Designing directional adhesive pillars using deep learning-based optimization, 3D printing, and testing

Abstract

Nature-inspired fibrillar adhesives have versatile applications, such as wall-climbing robots and grippers, which require residue-free and repeatable adhesion. To meet the requirements of excellent adhesion strength combined with controllability of adhesion and detachment, directional adhesive pillars with anisotropic adhesion properties have been extensively investigated. However, existing designs that simply mimic nature suffer from relatively weak adhesion and insufficient directionality, because most of them were designed without considering a sufficiently large design space. In this study, we rigorously defined adhesive directionality and systematically investigated the optimal pillar shape to obtain an excellent combination of adhesion strength and directionality using deep-learning-based optimization.
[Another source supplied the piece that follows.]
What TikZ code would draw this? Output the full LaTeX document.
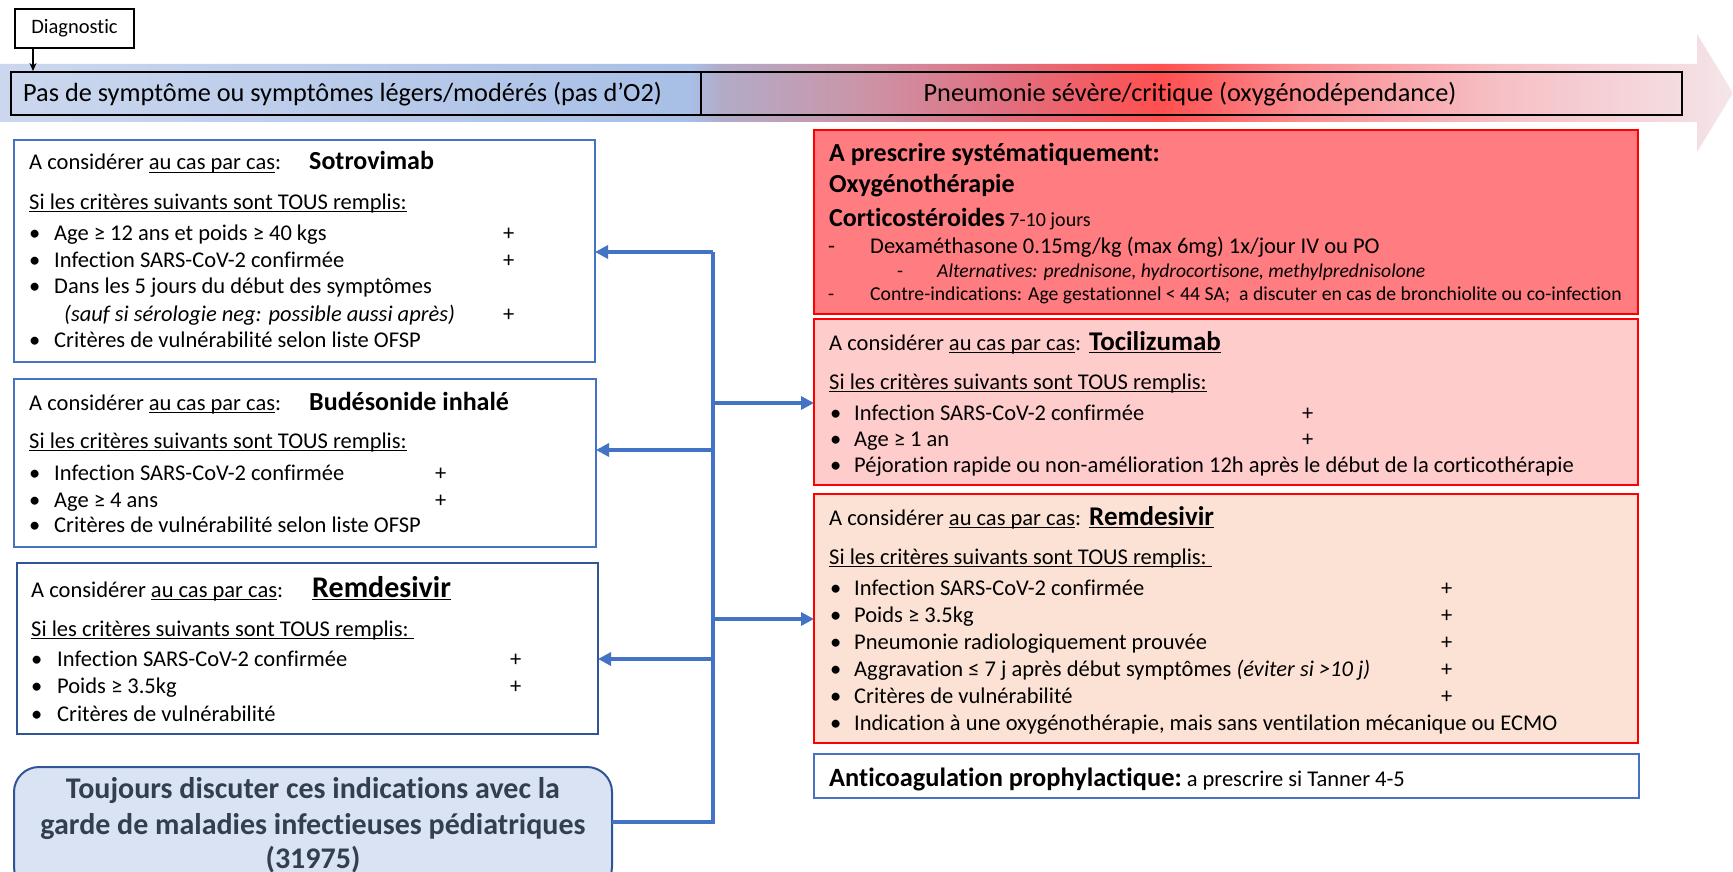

A data-driven model based on artificial neural networks was trained using finite element analysis data obtained from 199,466 adhesive pillar shapes, which can predict the directionality and adhesion strength of given pillar shapes. Optimization was performed using the trained neural network to obtain the optimal pillar shape under the geometric constraints necessary to secure the reliability of the pillar. Finally, we suggest adhesive pillar shapes having severe directionality and high adhesive strength at the same time. For validation of our optimization model and optimized result, the proposed pillar shapes were fabricated using a 3D polyjet printer, and their adhesion strength and directionality were tested. We noticed that optimized pillar shapes we obtained have superior directionality and adhesion strength in real.